I thought that I was supposed to accomplish something before I was allowed
to be proud of myself. I just can't recall how bored we were without
computers! Play Station, Nintendo, X-box or 270 digital cable stations.

I must be repressing that memory as I try to rationalize through the denial
of the dangers could have befallen us as we trekked off each day about a
mile down the road to some guy's vacant lot, built forts out of branches and
pieces of plywood, made trails, and fought over who got to be the Lone
Ranger. What was that property owner thinking, letting us play on that lot?
He should have been locked up for not putting up a fence around the
property, complete with a self- closing gate and an infrared intruder alarm.

Oh yeah ... and where was the Enadryl and sterilization kit when I got that
bee sting? I could have been killed!

We played king of the hill on piles of gravel left on vacant construction
sites and when we got hurt, Mom pulled out the 48 cent bottle of
Mercurochrome and then we got our butt spanked. Now it's a trip to the
emergency room, followed by a 10-day dose of a $49 bottle of antibiotics and
then Mom calls the attorney to sue the contractor for leaving a horribly
vicious pile of gravel where it was such a threat.

We didn't act up at the neighbor's house either because if we did, we got
our butt spanked (physical abuse) here too ... and then we got our butt
spanked again when we got home.

Mom invited the door to door salesman inside for coffee, kids choked down
the dust from the gravel driveway while playing with Tonka trucks (remember
why Tonka trucks were made tough ... it wasn't so that they could take the
rough Berber in the family room), and Dad drove a car with leaded gas.

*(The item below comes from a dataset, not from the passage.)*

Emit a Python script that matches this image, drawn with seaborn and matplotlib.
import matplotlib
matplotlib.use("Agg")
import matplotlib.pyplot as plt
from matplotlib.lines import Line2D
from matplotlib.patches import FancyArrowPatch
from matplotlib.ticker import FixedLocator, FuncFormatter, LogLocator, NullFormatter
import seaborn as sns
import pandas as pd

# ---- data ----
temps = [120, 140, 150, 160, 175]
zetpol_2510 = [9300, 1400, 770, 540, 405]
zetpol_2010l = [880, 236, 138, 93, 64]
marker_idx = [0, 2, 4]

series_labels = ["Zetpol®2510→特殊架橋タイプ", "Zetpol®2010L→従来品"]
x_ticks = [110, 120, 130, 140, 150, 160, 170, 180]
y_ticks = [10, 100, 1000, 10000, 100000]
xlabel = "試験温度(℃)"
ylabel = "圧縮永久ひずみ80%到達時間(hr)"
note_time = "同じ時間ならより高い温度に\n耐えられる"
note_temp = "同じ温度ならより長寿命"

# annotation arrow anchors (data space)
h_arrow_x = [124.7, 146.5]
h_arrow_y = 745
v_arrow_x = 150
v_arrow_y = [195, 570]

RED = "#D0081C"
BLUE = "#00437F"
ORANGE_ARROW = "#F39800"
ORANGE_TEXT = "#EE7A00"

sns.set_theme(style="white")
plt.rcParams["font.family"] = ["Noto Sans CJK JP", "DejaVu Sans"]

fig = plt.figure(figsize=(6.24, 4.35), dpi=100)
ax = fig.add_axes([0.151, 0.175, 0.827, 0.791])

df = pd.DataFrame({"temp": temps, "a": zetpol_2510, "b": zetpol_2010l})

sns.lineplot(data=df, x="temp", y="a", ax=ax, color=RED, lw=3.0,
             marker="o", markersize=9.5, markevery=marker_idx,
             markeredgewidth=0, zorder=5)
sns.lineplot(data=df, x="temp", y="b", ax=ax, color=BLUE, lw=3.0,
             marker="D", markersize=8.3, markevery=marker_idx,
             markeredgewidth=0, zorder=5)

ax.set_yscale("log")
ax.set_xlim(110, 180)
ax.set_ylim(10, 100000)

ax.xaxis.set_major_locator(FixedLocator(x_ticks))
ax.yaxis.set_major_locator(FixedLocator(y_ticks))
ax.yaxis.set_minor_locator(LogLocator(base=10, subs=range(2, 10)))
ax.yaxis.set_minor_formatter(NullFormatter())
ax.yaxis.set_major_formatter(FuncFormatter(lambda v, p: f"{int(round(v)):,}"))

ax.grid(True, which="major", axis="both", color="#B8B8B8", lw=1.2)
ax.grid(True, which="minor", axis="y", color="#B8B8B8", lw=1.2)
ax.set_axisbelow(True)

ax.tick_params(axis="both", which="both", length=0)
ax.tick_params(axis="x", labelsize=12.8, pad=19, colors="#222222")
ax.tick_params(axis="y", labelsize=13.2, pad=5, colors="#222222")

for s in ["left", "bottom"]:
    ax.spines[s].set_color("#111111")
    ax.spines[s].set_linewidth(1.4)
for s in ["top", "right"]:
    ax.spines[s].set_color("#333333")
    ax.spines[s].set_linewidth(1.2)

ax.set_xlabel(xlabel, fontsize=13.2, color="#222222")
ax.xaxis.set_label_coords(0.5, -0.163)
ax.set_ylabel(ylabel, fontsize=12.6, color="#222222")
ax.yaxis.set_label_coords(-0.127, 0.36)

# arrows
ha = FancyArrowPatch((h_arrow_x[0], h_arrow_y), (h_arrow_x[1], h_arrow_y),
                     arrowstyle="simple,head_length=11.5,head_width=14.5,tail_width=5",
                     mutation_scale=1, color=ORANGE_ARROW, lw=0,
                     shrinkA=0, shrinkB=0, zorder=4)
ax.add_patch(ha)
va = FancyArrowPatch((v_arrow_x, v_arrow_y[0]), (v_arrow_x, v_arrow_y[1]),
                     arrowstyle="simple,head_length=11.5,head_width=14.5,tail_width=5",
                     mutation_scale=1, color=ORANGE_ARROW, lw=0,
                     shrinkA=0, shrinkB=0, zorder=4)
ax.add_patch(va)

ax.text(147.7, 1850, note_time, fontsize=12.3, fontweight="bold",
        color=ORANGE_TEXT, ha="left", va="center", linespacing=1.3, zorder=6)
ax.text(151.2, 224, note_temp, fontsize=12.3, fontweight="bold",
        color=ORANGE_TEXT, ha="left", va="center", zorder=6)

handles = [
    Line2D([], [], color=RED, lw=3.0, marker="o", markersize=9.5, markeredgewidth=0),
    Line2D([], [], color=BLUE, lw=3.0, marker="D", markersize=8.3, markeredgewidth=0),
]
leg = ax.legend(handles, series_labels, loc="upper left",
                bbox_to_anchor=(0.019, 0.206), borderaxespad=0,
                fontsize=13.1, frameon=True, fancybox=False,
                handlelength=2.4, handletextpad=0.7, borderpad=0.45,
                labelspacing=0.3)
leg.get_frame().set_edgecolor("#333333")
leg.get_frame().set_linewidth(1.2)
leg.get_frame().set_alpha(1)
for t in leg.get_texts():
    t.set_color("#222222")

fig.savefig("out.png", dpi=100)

Our music had to be left inside when we went out to play and I am sure that
I nearly exhausted my imagination a couple of times when we went on two week
vacations. I should probably sue the folks now for the danger they put us in
when we all slept in campgrounds in the family tent.

Summers were spent behind the push lawnmower and I didn't even know that
mowers came with motors until I was 13 and we got one without an automatic
blade-stop or an auto-drive.

How sick were my parents? Of course my parents weren't the only psychos. I
recall the boy from next door coming over and doing his tricks on the front
stoop just before he fell off. Little did his Mom know that she could have
owned our house. Instead she picked him up and swatted him for being such a
goof. It was a neighborhood run amuck.

To top it off, not a single person I knew had ever been told that they were
from a dysfunctional family. How could we possibly have known that we needed
to get into group therapy and anger management classes?

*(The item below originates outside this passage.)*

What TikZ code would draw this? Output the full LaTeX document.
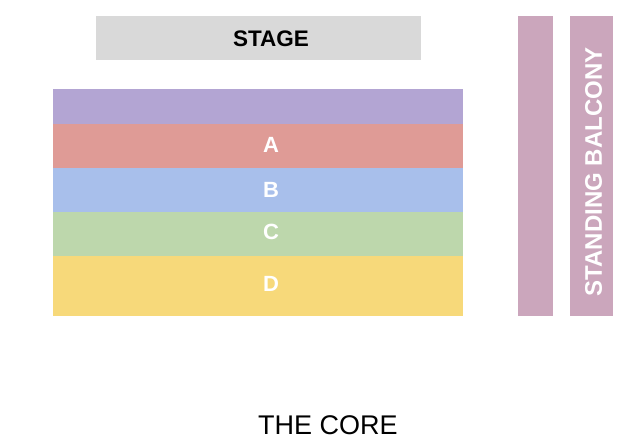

We were obviously so duped by so many societal ills, that we didn't even
notice that the entire country wasn't taking Prozac! How did we survive?

prpbmw
02-27-2003, 17:51
Reminds me of whe I got married.

Invited my bother in law over for dinner. Wife made mashed potatoes from scratch as I would bnever allow box potatoes in the house.

Brother in law says why are there lumps in these mash potatoes?

He never had mash potatoes that were not made from a box.

My mother in law is not the world's greatest cook.